While printed city plans remain visible in hotels and information stands, the balance of navigation has shifted decisively toward digital tools. Smartphone mapping applications integrate transport data, traffic updates and satellite imagery, allowing visitors to switch instantly between schematic metro diagrams, street-level views and walking directions. In Moscow, this has been reinforced by the growing availability of official map files optimized for mobile use, particularly in English and other widely spoken languages.

Recent online guides recommend that travelers download key maps in advance of arrival, including the latest metro chart and the official tourist city map in PDF form. These files can be stored offline, offering a reliable backup if mobile data or roaming access is limited. Some digital maps embed icons for contactless ticket machines, taxi stands and bicycle rentals, reflecting broader efforts to consolidate transport information on a single screen.

At the same time, urban planners and cartographers are experimenting with more specialized mapping layers. Newer metro diagrams project the system forward to 2030, illustrating planned lines and stations as dotted extensions that overlap with the current network. Although these future maps are clearly labeled as projections rather than present-day infrastructure, they influence how residents and investors visualize the city’s long-term development corridor, particularly toward the southwest and New Moscow territories.

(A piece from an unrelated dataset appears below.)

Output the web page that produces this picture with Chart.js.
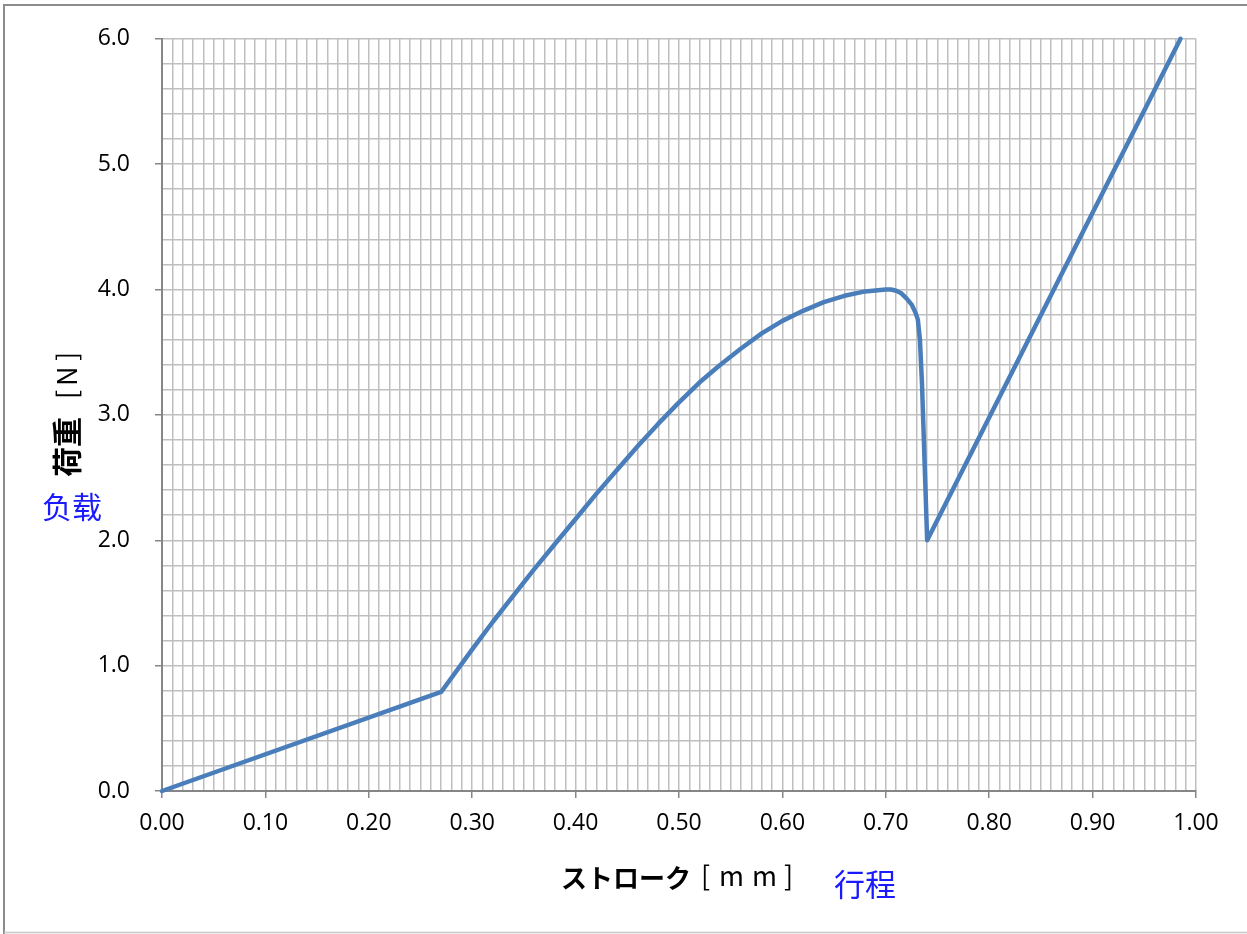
<!DOCTYPE html>
<html>
<head>
<meta charset="utf-8">
<script src="https://cdn.jsdelivr.net/npm/chart.js@4/dist/chart.umd.min.js"></script>
<style>
html,body{margin:0;padding:0;background:#fff;}
#wrap{position:relative;width:1247px;height:934px;}
</style>
</head>
<body>
<div id="wrap"><canvas id="c" width="1247" height="934"></canvas></div>
<script>
// Data
const strokeMm = [0.00, 0.27, 0.30, 0.32, 0.34, 0.36, 0.38, 0.40, 0.42, 0.44, 0.46, 0.48, 0.50, 0.52, 0.54, 0.56, 0.58, 0.60, 0.62, 0.64, 0.66, 0.68, 0.70, 0.705, 0.71, 0.715, 0.72, 0.725, 0.729, 0.731, 0.733, 0.735, 0.740, 0.985];
const loadN    = [0.00, 0.79, 1.13, 1.35, 1.56, 1.77, 1.97, 2.17, 2.37, 2.56, 2.75, 2.93, 3.10, 3.26, 3.40, 3.53, 3.65, 3.75, 3.83, 3.90, 3.95, 3.985, 4.00, 4.00, 3.99, 3.97, 3.93, 3.88, 3.81, 3.76, 3.60, 3.25, 2.00, 6.00];
const xTickLabels = ['0.00','0.10','0.20','0.30','0.40','0.50','0.60','0.70','0.80','0.90','1.00'];
const yTickLabels = ['0.0','1.0','2.0','3.0','4.0','5.0','6.0'];
const xTitleBold = 'ストローク';
const xTitleUnit = ['[', 'm', 'm', ']'];
const xTitleExtra = '行程';
const yTitleBold = '荷重';
const yTitleUnit = ['[', 'N', ']'];
const yTitleExtra = '负载';

const points = strokeMm.map((x, i) => ({x: x, y: loadN[i]}));

const isMajorX = v => Math.abs(v * 10 - Math.round(v * 10)) < 1e-6;
const isMajorY = v => Math.abs(v - Math.round(v)) < 1e-6;

const framePlugin = {
  id: 'frame',
  afterDraw(chart) {
    const ctx = chart.ctx;
    ctx.save();
    ctx.strokeStyle = '#8c8c8c';
    ctx.lineWidth = 2;
    ctx.beginPath();
    ctx.moveTo(4, 934);
    ctx.lineTo(4, 5);
    ctx.lineTo(1247, 5);
    ctx.stroke();
    ctx.strokeStyle = '#c8c8c8';
    ctx.lineWidth = 1.5;
    ctx.beginPath();
    ctx.moveTo(4, 932.5);
    ctx.lineTo(1247, 932.5);
    ctx.stroke();

    // X axis title
    ctx.textBaseline = 'middle';
    ctx.textAlign = 'left';
    ctx.fillStyle = '#000';
    ctx.font = 'bold 26px "Noto Sans CJK JP"';
    ctx.fillText(xTitleBold, 561, 878);
    ctx.font = '27px "Noto Sans CJK JP"';
    const unitX = [701, 719, 752, 784];
    xTitleUnit.forEach((ch, i) => ctx.fillText(ch, unitX[i], 876));
    ctx.fillStyle = '#1a1aff';
    ctx.font = '31px "Noto Sans CJK SC"';
    ctx.fillText(xTitleExtra, 834, 884);

    // Y axis title (rotated, reads bottom to top)
    ctx.save();
    ctx.translate(67, 477);
    ctx.rotate(-Math.PI / 2);
    ctx.fillStyle = '#000';
    ctx.textAlign = 'left';
    ctx.font = 'bold 30px "Noto Sans CJK JP"';
    ctx.fillText(yTitleBold, 0, 0);
    ctx.font = '27px "Noto Sans CJK JP"';
    const unitY = [78, 91, 116];
    yTitleUnit.forEach((ch, i) => ctx.fillText(ch, unitY[i], 0));
    ctx.restore();

    ctx.fillStyle = '#1a1aff';
    ctx.font = '30px "Noto Sans CJK SC"';
    ctx.textAlign = 'left';
    ctx.fillText(yTitleExtra, 42, 507);
    ctx.restore();
  }
};

const chart = new Chart(document.getElementById('c'), {
  type: 'scatter',
  data: {
    datasets: [{
      data: points,
      showLine: true,
      borderColor: '#4a7ebb',
      backgroundColor: '#4a7ebb',
      borderWidth: 4.5,
      borderJoinStyle: 'round',
      borderCapStyle: 'round',
      pointRadius: 0,
      tension: 0,
      clip: 3
    }]
  },
  options: {
    responsive: false,
    animation: false,
    devicePixelRatio: 1,
    layout: { padding: { top: 35, right: 51, left: 0, bottom: 0 } },
    plugins: { legend: { display: false }, tooltip: { enabled: false } },
    scales: {
      x: {
        type: 'linear',
        min: 0, max: 1,
        afterFit(scale) { scale.height = 143; },
        afterBuildTicks(scale) {
          const t = [];
          for (let i = 0; i <= 100; i++) t.push({ value: i / 100 });
          scale.ticks = t;
        },
        ticks: {
          autoSkip: false,
          maxRotation: 0,
          padding: 12,
          color: '#000',
          font: { family: '"Open Sans", "Noto Sans", sans-serif', size: 23 },
          callback(v) {
            if (!isMajorX(v)) return '';
            return xTickLabels[Math.round(v * 10)];
          }
        },
        grid: {
          color: '#bfbfbf',
          lineWidth: 1.5,
          tickLength: 7,
          tickColor: ctx => (ctx.tick && isMajorX(ctx.tick.value)) ? '#868686' : 'rgba(0,0,0,0)'
        },
        border: { color: '#868686', width: 2 }
      },
      y: {
        type: 'linear',
        min: 0, max: 6,
        afterFit(scale) { scale.width = 162; },
        afterBuildTicks(scale) {
          const t = [];
          for (let i = 0; i <= 30; i++) t.push({ value: i / 5 });
          scale.ticks = t;
        },
        ticks: {
          autoSkip: false,
          padding: 25,
          color: '#000',
          font: { family: '"Open Sans", "Noto Sans", sans-serif', size: 23 },
          callback(v) {
            if (!isMajorY(v)) return '';
            return yTickLabels[Math.round(v)];
          }
        },
        grid: {
          color: '#bfbfbf',
          lineWidth: 1.5,
          tickLength: 7,
          tickColor: ctx => (ctx.tick && isMajorY(ctx.tick.value)) ? '#868686' : 'rgba(0,0,0,0)'
        },
        border: { color: '#868686', width: 2 }
      }
    }
  },
  plugins: [framePlugin]
});

// Pin the plot area to the reference position (left 162, top 35, right 1196, bottom 791)
const pad = chart.options.layout.padding;
const ca = chart.chartArea;
pad.top += 35 - ca.top;
pad.right += ca.right - 1196;
chart.update();
</script>
</body>
</html>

For visitors arriving in 2026, this evolving landscape of maps and diagrams means that preparation is increasingly important. Relying on an outdated paper plan can easily lead to confusion in districts where new lines, roads and pedestrian zones have come online in the last two or three years. By contrast, using current official maps together with real-time digital navigation tools offers a detailed, up-to-date picture of how Moscow is organized, from its ornate metro stations to its riverside paths and expanding skyline.